1.1.2 Properties Visualization

Let’s visualize some key properties:

Code
# Verify orthogonality of U
U_orthogonality = np.round(U.T @ U, decimals=2)

plt.figure(figsize=(8, 6))
sns.heatmap(U_orthogonality, annot=True, cmap='RdBu', center=0)
plt.title("Orthogonality of U: $U^TU = I$")
plt.tight_layout()
plt.show()

1.1.3 Singular Values

The singular values \(\sigma_i\) appear in descending order:

\[\sigma_1 \geq \sigma_2 \geq ... \geq \sigma_r \geq 0\]

Code
# Plot singular values
plt.figure(figsize=(8, 4))
plt.stem(s)
plt.title("Singular Values")
plt.xlabel("Index")
plt.ylabel("Value")
plt.grid(True)
plt.show()

1.1.4 Reduced Form

For a matrix of rank \(r\), we can use the reduced form:

\[A = U_r\Sigma_r V_r^T\]

where:

  • \(U_r\) consists of the first \(r\) columns of \(U\)
  • \(\Sigma_r\) is \(r \times r\)
  • \(V_r\) consists of the first \(r\) columns of \(V\)
Code
def plot_svd_reconstruction(A, k):
    U, s, Vt = np.linalg.svd(A)
    # Reconstruct with k components
    A_k = U[:, :k] @ np.diag(s[:k]) @ Vt[:k, :]
    
    fig, (ax1, ax2) = plt.subplots(1, 2, figsize=(12, 5))
    
    im1 = ax1.imshow(A, cmap='RdBu')
    ax1.set_title('Original Matrix')
    plt.colorbar(im1, ax=ax1)
    
    im2 = ax2.imshow(A_k, cmap='RdBu')
    ax2.set_title(f'Rank-{k} Approximation')
    plt.colorbar(im2, ax=ax2)
    
    plt.tight_layout()
    plt.show()
    
    error = np.linalg.norm(A - A_k, 'fro')
    print(f"Frobenius norm error: {error:.4f}")

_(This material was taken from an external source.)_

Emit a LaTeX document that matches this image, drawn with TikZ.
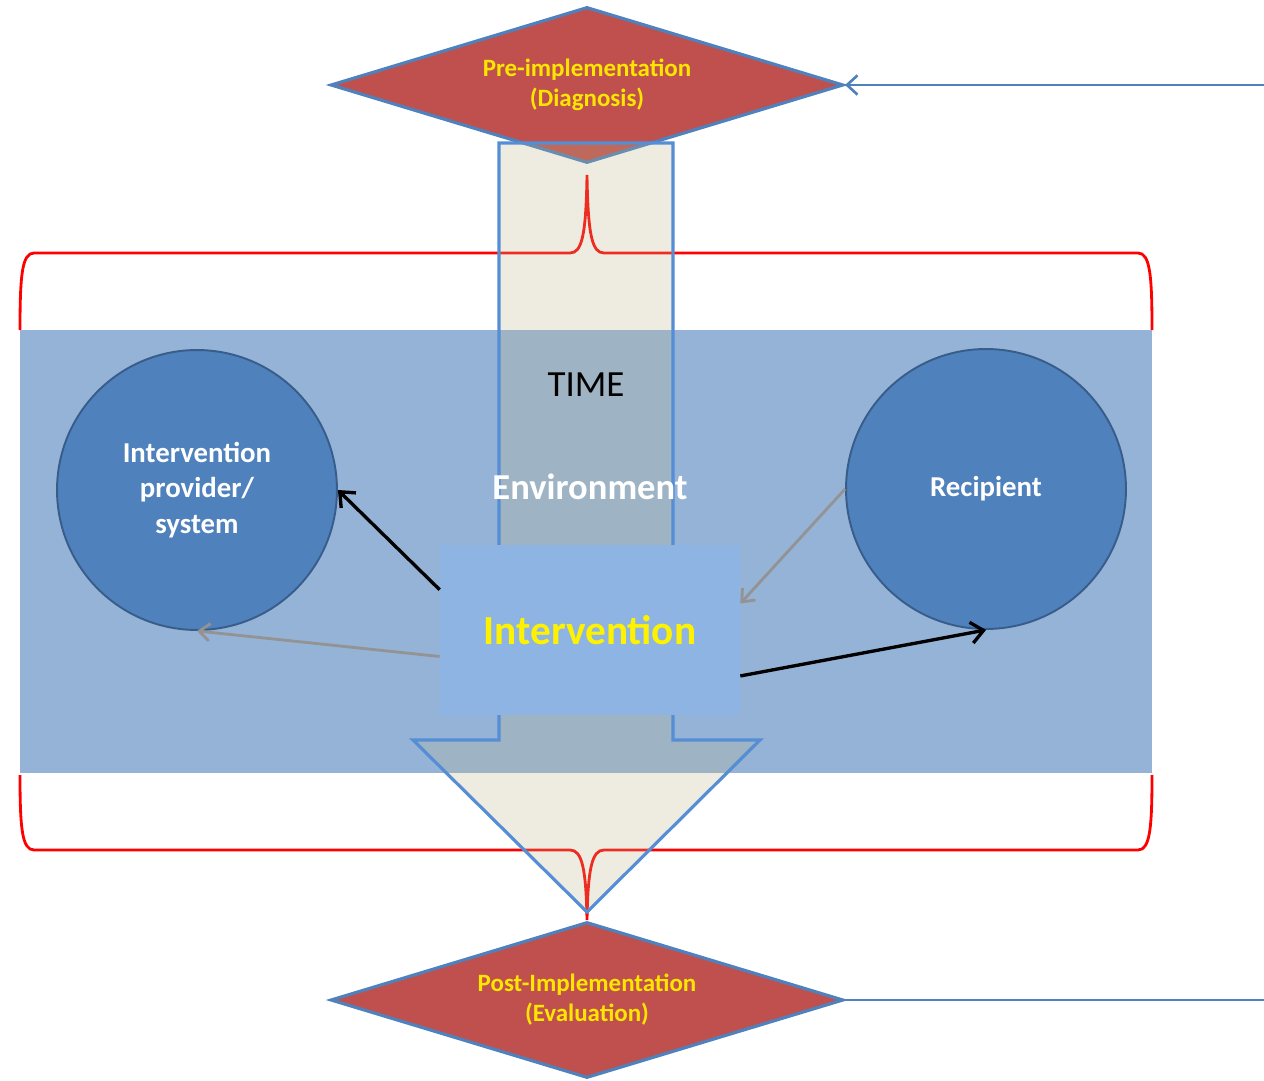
\documentclass[tikz,border=0pt]{standalone}
\usepackage{fontspec}
\setmainfont{Carlito}
\usetikzlibrary{shapes.geometric,arrows.meta}
\definecolor{phasered}{HTML}{C0504D}
\definecolor{edgeblue}{HTML}{4F81BD}
\definecolor{envblue}{HTML}{95B3D7}
\definecolor{boxblue}{HTML}{8DB4E2}
\definecolor{circedge}{HTML}{385D8A}
\definecolor{timefill}{RGB}{188,180,136}
\definecolor{timeedge}{HTML}{558ED5}
\definecolor{phaseyellow}{HTML}{FFE600}
\begin{document}
\begin{tikzpicture}[x=0.02cm, y=-0.02cm,
  phase/.style={diamond, aspect=3.3, draw=edgeblue, line width=1.8pt, fill=phasered,
    minimum width=10.26cm, minimum height=3.12cm, inner sep=0pt, align=center,
    text=phaseyellow, font=\fontsize{14.2}{17}\selectfont\bfseries},
  actor/.style={circle, draw=circedge, line width=1.1pt, fill=edgeblue,
    minimum size=5.6cm, align=center, text=white,
    font=\fontsize{16.4}{20}\selectfont\bfseries},
  brace/.style={red, line width=1.6pt},
  link/.style={line width=1.9pt, -{Straight Barb[length=7pt,width=12pt]}},
  feedback/.style={gray!85, line width=1.6pt, -{Straight Barb[length=6pt,width=10pt]}},
  loopline/.style={edgeblue, line width=1.5pt}]

\useasboundingbox (0,0) rectangle (1264,1081);

% phases
\node[phase] (pre) at (587,85) {Pre-implementation\\(Diagnosis)};
\node[phase] (post) at (587,1000) {Post-Implementation\\(Evaluation)};

\coordinate (preend) at (1264,85);
\coordinate (postend) at (1264,1000);
\draw[loopline, {Straight Barb[length=6pt,width=11pt]}-] (pre.east) -- (preend);
\draw[loopline] (post.east) -- (postend);

% braces
\draw[brace] (20,330) .. controls (20,275) and (22,253) .. (34,253) -- (570,253)
  .. controls (582,253) and (586,235) .. (587,175)
  .. controls (588,235) and (592,253) .. (604,253) -- (1138,253)
  .. controls (1150,253) and (1152,275) .. (1152,330);
\draw[brace] (20,775) .. controls (20,828) and (22,850) .. (34,850) -- (570,850)
  .. controls (582,850) and (586,868) .. (587,920)
  .. controls (588,868) and (592,850) .. (604,850) -- (1138,850)
  .. controls (1150,850) and (1152,828) .. (1152,775);

% environment band
\fill[envblue] (20,330) rectangle (1152,773);

% time arrow
\draw[timeedge, line width=1.8pt, fill=timefill, fill opacity=0.25]
  (499,143) -- (673,143) -- (673,740) -- (760,740) -- (587,912)
  -- (413,740) -- (499,740) -- cycle;

\node[font=\fontsize{21}{25}\selectfont] (time) at (586,385) {TIME};
\node[text=white, font=\fontsize{20.8}{25}\selectfont\bfseries] (env) at (590,487) {Environment};

\node[fill=boxblue, minimum width=6cm, minimum height=3.4cm, inner sep=0pt,
  text=yellow, font=\fontsize{23.5}{28}\selectfont\bfseries] (interv) at (590,630) {Intervention};

\node[actor] (provider) at (197,490) {Intervention\\provider/\\system};
\node[actor] (recip) at (986,489) {Recipient};

\draw[link] (interv.165) -- (provider.east);
\draw[feedback] (interv.190) -- (provider.south);
\draw[feedback] (recip.west) -- (interv.10);
\draw[link] (interv.343) -- (recip.south);

\end{tikzpicture}
\end{document}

# Create a test matrix and show reconstruction
A = np.random.rand(10, 8)
plot_svd_reconstruction(A, 2)

Frobenius norm error: 1.8496

1.2 Geometric Interpretation

The SVD provides a geometric decomposition where:

  1. \(V^T\) rotates the unit vectors
  2. \(\Sigma\) scales them by the singular values
  3. \(U\) rotates the scaled vectors to the final position
Code
def plot_svd_transformation(A):
    U, s, Vt = np.linalg.svd(A)
    
    # Create unit circle points
    theta = np.linspace(0, 2*np.pi, 100)
    circle = np.vstack([np.cos(theta), np.sin(theta)])
    
    # Apply transformations
    transformed = A @ circle
    
    plt.figure(figsize=(12, 4))
    
    plt.subplot(131)
    plt.plot(circle[0], circle[1], 'b-')
    plt.title('Original Unit Circle')
    plt.axis('equal')
    plt.grid(True)
    
    plt.subplot(133)
    plt.plot(transformed[0], transformed[1], 'r-')
    plt.title('After Transformation')
    plt.axis('equal')
    plt.grid(True)
    
    plt.tight_layout()
    plt.show()

# Create a 2x2 transformation matrix and visualize
A = np.array([[2, 1], [1, 3]])
plot_svd_transformation(A)

1.3 Properties and Theorems

1.3.1 Fundamental Properties

Let \(A \in \mathbb{R}^{n\times p}\) with SVD \(A = U\Sigma V^T\). The following properties hold:

  1. Existence

Theorem 1.1 Every real matrix \(A \in \mathbb{R}^{n\times p}\) has a singular value decomposition.

  1. Uniqueness:

    • The singular values \(\sigma_i\) are unique and can be ordered: \(\sigma_1 \geq \sigma_2 \geq ... \geq \sigma_r > 0\)
    • If the singular values are distinct, the corresponding singular vectors are unique up to sign
  2. Rank:

    • rank\((A) = r\) = number of non-zero singular values
    • \(r \leq \min(n,p)\)
  3. Norms:

    • \(\|A\|_2 = \sigma_1\) (spectral norm)
    • \(\|A\|_F^2 = \sum_{i=1}^r \sigma_i^2\) (Frobenius norm)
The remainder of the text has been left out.